- JOB: Pictures in the data below are not part of the copy; transcribe everything else exactly.
§
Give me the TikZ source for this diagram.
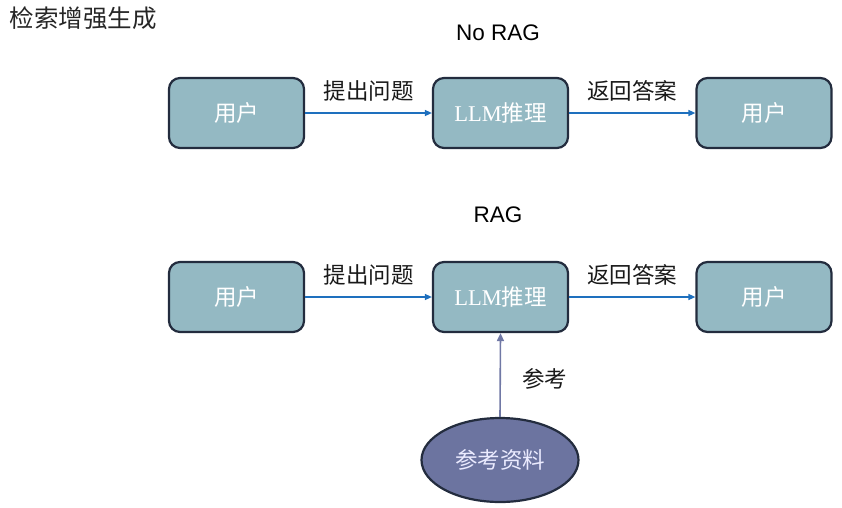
\documentclass[tikz,border=0pt]{standalone}
\usepackage{fontspec}
\setmainfont{Noto Sans CJK SC}
\newfontfamily\latinserif{Liberation Serif}
\newfontfamily\latinsans{Liberation Sans}
\usepackage{tikz}
\usetikzlibrary{arrows.meta, positioning, shapes.geometric}
\usepackage{xcolor}
\definecolor{boxfill}{RGB}{148, 185, 195}
\definecolor{boxline}{RGB}{35, 44, 62}
\definecolor{reffill}{RGB}{108, 116, 160}
\definecolor{flowblue}{RGB}{30, 112, 190}
\definecolor{refline}{RGB}{112, 120, 165}

\begin{document}
\begin{tikzpicture}[
    x=1pt, y=-1pt,
    font=\fontsize{22.5}{26}\selectfont,
    stage/.style={draw=boxline, line width=2.2pt, fill=boxfill, rounded corners=11pt,
        minimum width=135pt, minimum height=70pt, text=white, inner sep=0pt},
    source/.style={ellipse, draw=boxline, line width=2.2pt, fill=reffill,
        minimum width=157pt, minimum height=84pt, text=white!92!blue, inner sep=0pt},
    flow/.style={-{Triangle[length=7pt, width=6pt]}, line width=1.4pt, draw=flowblue},
    lookup/.style={-{Triangle[length=8pt, width=7pt]}, line width=1.6pt, draw=refline},
    step label/.style={above=8pt, text=black!90},
    title/.style={font=\latinsans\fontsize{22.5}{26}\selectfont}
]
    \useasboundingbox (0,0) rectangle (842,507);

    \node[anchor=west, font=\fontsize{24.5}{28}\selectfont, text=black!85] (heading) at (6,18) {检索增强生成};

    % No RAG
    \node[title] (norag) at (498,33) {No RAG};
    \node[stage] (user1) at (236.5,113) {用户};
    \node[stage] (llm1) at (500.5,113) {{\latinserif LLM}推理};
    \node[stage] (back1) at (764,113) {用户};
    \draw[flow] (user1.east) -- node[step label] {提出问题} (llm1.west);
    \draw[flow] (llm1.east) -- node[step label] {返回答案} (back1.west);

    % RAG
    \node[title] (rag) at (498,215) {RAG};
    \node[stage] (user2) at (236.5,297) {用户};
    \node[stage] (llm2) at (500.5,297) {{\latinserif LLM}推理};
    \node[stage] (back2) at (764,297) {用户};
    \draw[flow] (user2.east) -- node[step label] {提出问题} (llm2.west);
    \draw[flow] (llm2.east) -- node[step label] {返回答案} (back2.west);

    \node[source] (docs) at (500,460) {参考资料};
    \draw[lookup] (docs.north) -- node[pos=0.45, right=18pt, text=black!90] {参考} (llm2.south);
\end{tikzpicture}
\end{document}
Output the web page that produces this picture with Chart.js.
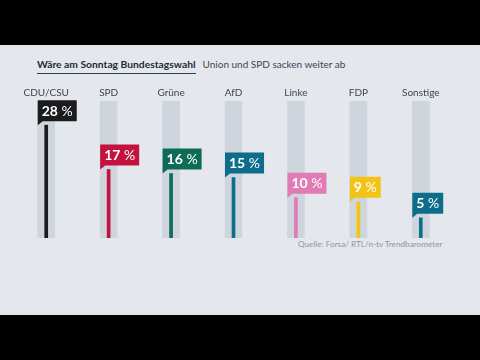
§
- ANSWER IN FULL:
Give me the TikZ source for this diagram.
\documentclass[tikz,border=0pt]{standalone}
\usepackage{fontspec}
\setmainfont{Noto Sans CJK SC}
\newfontfamily\latinserif{Liberation Serif}
\newfontfamily\latinsans{Liberation Sans}
\usepackage{tikz}
\usetikzlibrary{arrows.meta, positioning, shapes.geometric}
\usepackage{xcolor}
\definecolor{boxfill}{RGB}{148, 185, 195}
\definecolor{boxline}{RGB}{35, 44, 62}
\definecolor{reffill}{RGB}{108, 116, 160}
\definecolor{flowblue}{RGB}{30, 112, 190}
\definecolor{refline}{RGB}{112, 120, 165}

\begin{document}
\begin{tikzpicture}[
    x=1pt, y=-1pt,
    font=\fontsize{22.5}{26}\selectfont,
    stage/.style={draw=boxline, line width=2.2pt, fill=boxfill, rounded corners=11pt,
        minimum width=135pt, minimum height=70pt, text=white, inner sep=0pt},
    source/.style={ellipse, draw=boxline, line width=2.2pt, fill=reffill,
        minimum width=157pt, minimum height=84pt, text=white!92!blue, inner sep=0pt},
    flow/.style={-{Triangle[length=7pt, width=6pt]}, line width=1.4pt, draw=flowblue},
    lookup/.style={-{Triangle[length=8pt, width=7pt]}, line width=1.6pt, draw=refline},
    step label/.style={above=8pt, text=black!90},
    title/.style={font=\latinsans\fontsize{22.5}{26}\selectfont}
]
    \useasboundingbox (0,0) rectangle (842,507);

    \node[anchor=west, font=\fontsize{24.5}{28}\selectfont, text=black!85] (heading) at (6,18) {检索增强生成};

    % No RAG
    \node[title] (norag) at (498,33) {No RAG};
    \node[stage] (user1) at (236.5,113) {用户};
    \node[stage] (llm1) at (500.5,113) {{\latinserif LLM}推理};
    \node[stage] (back1) at (764,113) {用户};
    \draw[flow] (user1.east) -- node[step label] {提出问题} (llm1.west);
    \draw[flow] (llm1.east) -- node[step label] {返回答案} (back1.west);

    % RAG
    \node[title] (rag) at (498,215) {RAG};
    \node[stage] (user2) at (236.5,297) {用户};
    \node[stage] (llm2) at (500.5,297) {{\latinserif LLM}推理};
    \node[stage] (back2) at (764,297) {用户};
    \draw[flow] (user2.east) -- node[step label] {提出问题} (llm2.west);
    \draw[flow] (llm2.east) -- node[step label] {返回答案} (back2.west);

    \node[source] (docs) at (500,460) {参考资料};
    \draw[lookup] (docs.north) -- node[pos=0.45, right=18pt, text=black!90] {参考} (llm2.south);
\end{tikzpicture}
\end{document}
Output the web page that produces this picture with Chart.js.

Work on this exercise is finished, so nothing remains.